§ WHAT IS ASKED: Narrow the data below down to the lines containing "with".

§ DATASET ROWS:
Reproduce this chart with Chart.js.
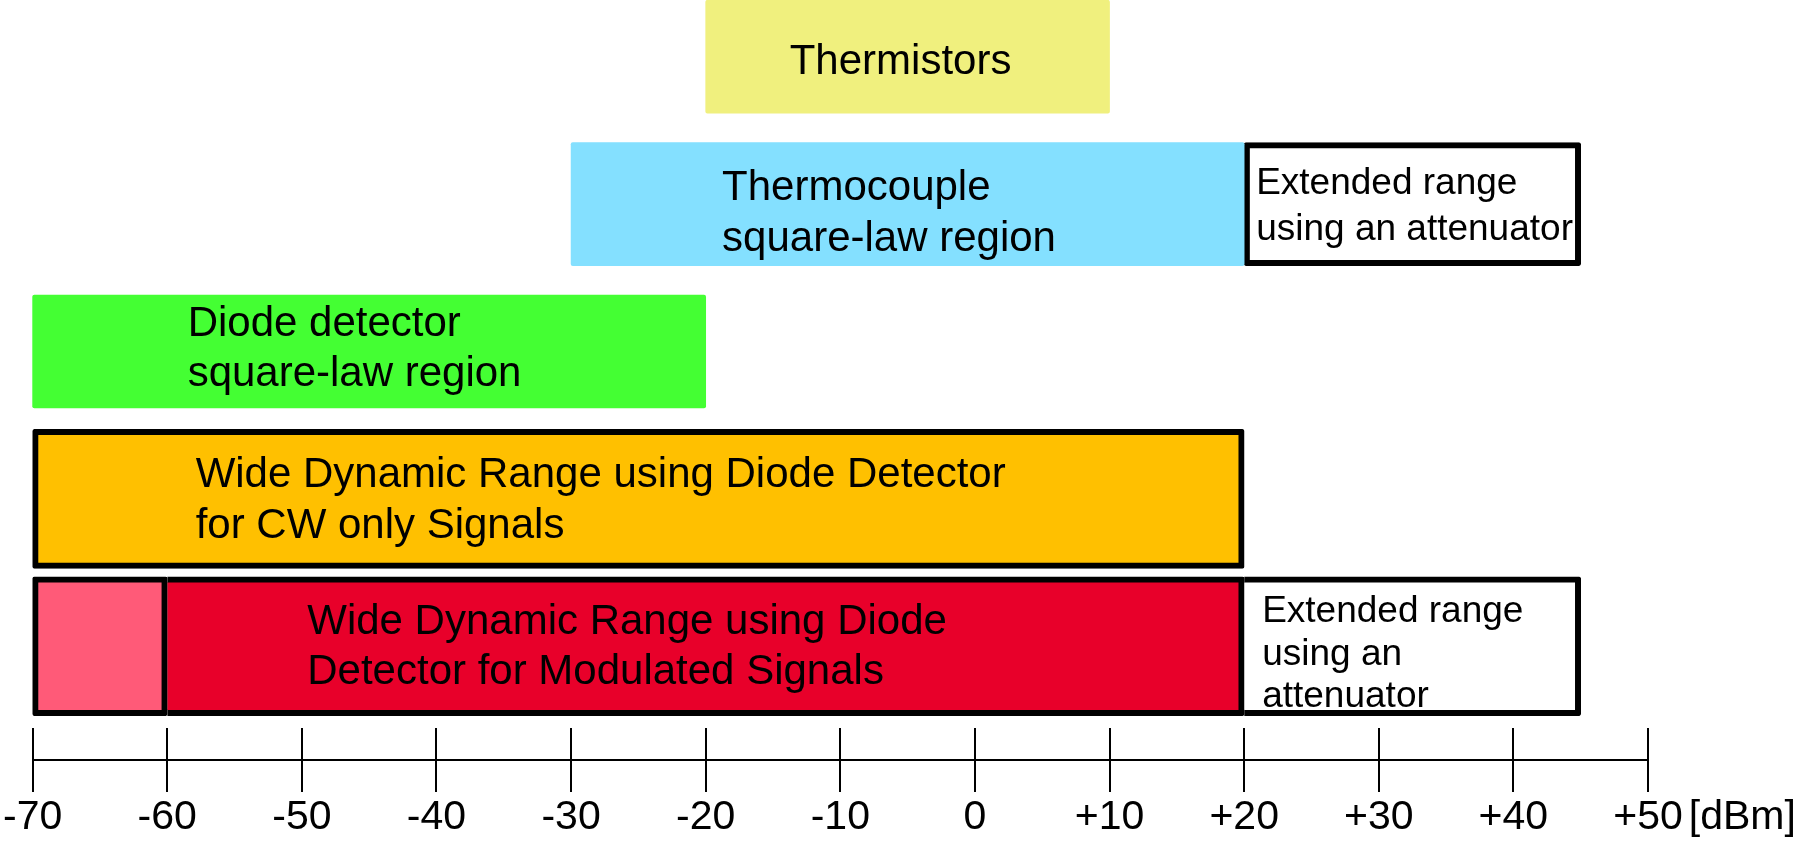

---

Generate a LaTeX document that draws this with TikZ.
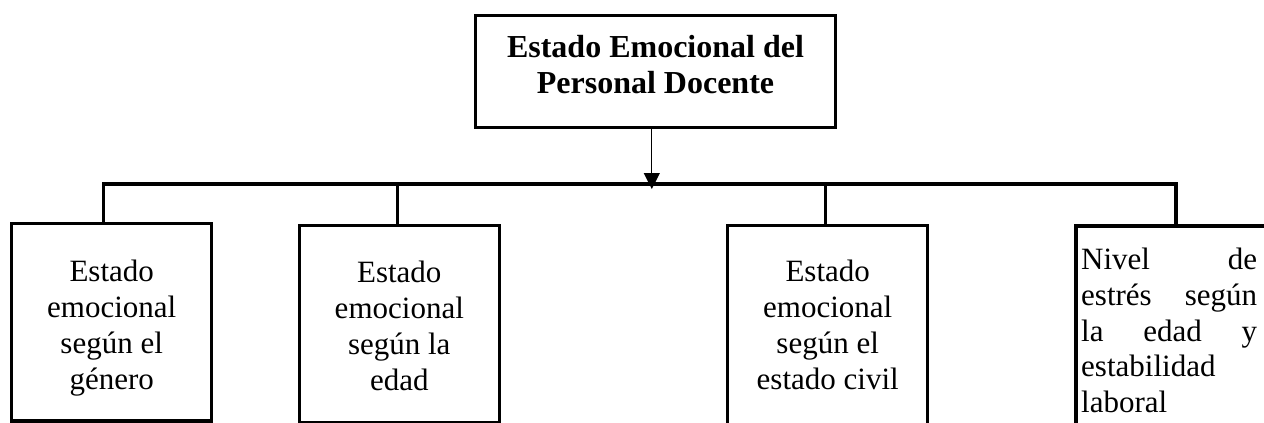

* * *

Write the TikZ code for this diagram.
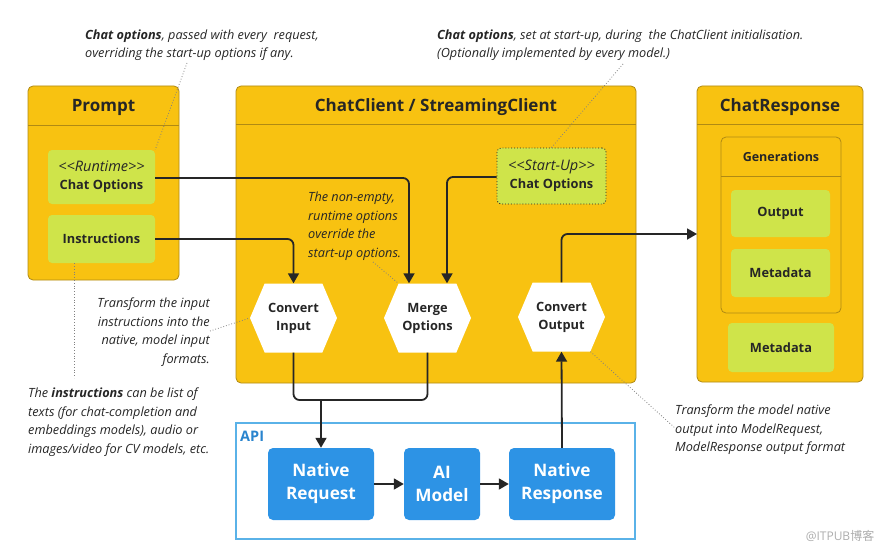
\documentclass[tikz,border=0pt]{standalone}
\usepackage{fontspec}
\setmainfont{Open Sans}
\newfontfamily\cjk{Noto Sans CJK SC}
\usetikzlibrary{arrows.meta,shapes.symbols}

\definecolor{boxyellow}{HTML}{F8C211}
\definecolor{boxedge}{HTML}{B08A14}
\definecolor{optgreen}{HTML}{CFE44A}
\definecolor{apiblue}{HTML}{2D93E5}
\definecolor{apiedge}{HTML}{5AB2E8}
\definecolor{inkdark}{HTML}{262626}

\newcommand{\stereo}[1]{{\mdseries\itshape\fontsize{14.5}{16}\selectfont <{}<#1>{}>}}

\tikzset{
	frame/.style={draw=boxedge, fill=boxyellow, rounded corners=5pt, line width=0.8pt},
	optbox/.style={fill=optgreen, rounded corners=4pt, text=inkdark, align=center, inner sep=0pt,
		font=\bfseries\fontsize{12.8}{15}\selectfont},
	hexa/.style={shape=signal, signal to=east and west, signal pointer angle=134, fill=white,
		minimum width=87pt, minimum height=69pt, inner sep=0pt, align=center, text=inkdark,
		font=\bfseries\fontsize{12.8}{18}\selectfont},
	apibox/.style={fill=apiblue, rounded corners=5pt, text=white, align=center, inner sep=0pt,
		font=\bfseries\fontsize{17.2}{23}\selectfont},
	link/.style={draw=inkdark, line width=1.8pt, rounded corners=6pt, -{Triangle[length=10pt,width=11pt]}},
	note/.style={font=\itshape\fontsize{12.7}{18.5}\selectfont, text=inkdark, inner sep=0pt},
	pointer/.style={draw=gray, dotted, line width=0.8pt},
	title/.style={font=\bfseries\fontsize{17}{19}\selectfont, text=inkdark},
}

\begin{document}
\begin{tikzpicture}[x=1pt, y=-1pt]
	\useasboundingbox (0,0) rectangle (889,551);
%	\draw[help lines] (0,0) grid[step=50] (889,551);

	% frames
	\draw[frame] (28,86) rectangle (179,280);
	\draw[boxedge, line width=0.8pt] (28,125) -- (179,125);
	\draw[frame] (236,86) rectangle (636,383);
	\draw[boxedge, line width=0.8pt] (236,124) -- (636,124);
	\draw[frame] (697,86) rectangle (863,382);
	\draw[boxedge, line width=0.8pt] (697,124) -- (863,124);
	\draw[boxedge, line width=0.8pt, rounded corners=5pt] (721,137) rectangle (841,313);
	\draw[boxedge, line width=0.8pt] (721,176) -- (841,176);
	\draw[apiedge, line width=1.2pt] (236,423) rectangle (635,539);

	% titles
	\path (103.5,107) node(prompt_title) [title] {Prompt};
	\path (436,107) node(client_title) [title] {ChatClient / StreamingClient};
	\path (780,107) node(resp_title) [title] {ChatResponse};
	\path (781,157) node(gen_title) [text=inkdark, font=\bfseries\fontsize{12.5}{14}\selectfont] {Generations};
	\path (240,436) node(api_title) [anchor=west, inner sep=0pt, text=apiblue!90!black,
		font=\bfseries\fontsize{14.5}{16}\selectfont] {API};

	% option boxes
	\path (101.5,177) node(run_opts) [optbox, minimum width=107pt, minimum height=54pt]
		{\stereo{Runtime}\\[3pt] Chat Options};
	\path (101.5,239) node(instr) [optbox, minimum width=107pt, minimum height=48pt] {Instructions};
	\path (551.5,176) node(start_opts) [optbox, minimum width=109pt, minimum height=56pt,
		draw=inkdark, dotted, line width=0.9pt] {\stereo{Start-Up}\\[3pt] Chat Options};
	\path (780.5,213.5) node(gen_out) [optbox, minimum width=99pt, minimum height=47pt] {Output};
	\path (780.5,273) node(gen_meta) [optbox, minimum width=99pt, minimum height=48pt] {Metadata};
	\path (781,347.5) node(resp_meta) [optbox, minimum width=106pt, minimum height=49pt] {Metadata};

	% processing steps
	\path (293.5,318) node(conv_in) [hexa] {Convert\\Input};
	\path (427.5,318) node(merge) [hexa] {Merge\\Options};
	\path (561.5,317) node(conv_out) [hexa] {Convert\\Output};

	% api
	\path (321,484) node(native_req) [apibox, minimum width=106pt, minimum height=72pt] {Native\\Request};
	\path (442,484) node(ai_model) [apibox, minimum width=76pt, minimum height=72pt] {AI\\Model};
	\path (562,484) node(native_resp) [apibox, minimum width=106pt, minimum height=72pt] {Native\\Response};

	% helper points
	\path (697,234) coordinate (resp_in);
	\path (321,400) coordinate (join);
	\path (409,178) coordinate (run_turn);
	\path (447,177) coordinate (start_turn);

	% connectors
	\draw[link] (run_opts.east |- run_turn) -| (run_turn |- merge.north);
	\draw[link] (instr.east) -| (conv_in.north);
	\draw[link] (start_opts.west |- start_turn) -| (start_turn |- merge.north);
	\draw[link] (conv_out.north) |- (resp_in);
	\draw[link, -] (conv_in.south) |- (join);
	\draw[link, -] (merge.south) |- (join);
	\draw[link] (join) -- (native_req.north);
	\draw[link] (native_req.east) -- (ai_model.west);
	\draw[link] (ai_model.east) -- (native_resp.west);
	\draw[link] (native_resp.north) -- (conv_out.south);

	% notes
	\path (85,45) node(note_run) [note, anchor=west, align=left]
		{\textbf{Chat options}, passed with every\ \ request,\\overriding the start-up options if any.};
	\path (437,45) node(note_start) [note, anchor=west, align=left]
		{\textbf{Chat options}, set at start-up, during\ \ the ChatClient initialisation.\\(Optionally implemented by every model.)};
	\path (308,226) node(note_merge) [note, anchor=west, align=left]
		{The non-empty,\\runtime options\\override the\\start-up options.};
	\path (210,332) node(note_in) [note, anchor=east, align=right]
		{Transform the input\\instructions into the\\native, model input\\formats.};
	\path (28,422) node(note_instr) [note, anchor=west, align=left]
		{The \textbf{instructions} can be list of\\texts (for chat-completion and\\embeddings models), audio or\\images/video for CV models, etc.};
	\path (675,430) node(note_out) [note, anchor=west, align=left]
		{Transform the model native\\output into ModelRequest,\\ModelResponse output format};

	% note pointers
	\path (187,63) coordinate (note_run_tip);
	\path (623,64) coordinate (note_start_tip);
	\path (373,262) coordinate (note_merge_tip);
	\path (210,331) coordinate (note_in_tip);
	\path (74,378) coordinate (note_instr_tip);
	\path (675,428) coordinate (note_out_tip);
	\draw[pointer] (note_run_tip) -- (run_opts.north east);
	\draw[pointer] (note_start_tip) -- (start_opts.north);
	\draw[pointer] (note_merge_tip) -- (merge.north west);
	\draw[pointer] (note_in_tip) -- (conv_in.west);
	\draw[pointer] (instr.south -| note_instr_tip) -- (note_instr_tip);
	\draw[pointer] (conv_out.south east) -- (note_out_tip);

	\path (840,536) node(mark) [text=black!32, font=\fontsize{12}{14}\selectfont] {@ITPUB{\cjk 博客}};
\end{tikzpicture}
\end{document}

§ EXPECTED ANSWER:
Reproduce this chart with Chart.js.
Generate a LaTeX document that draws this with TikZ.
		{\textbf{Chat options}, passed with every\ \ request,\\overriding the start-up options if any.};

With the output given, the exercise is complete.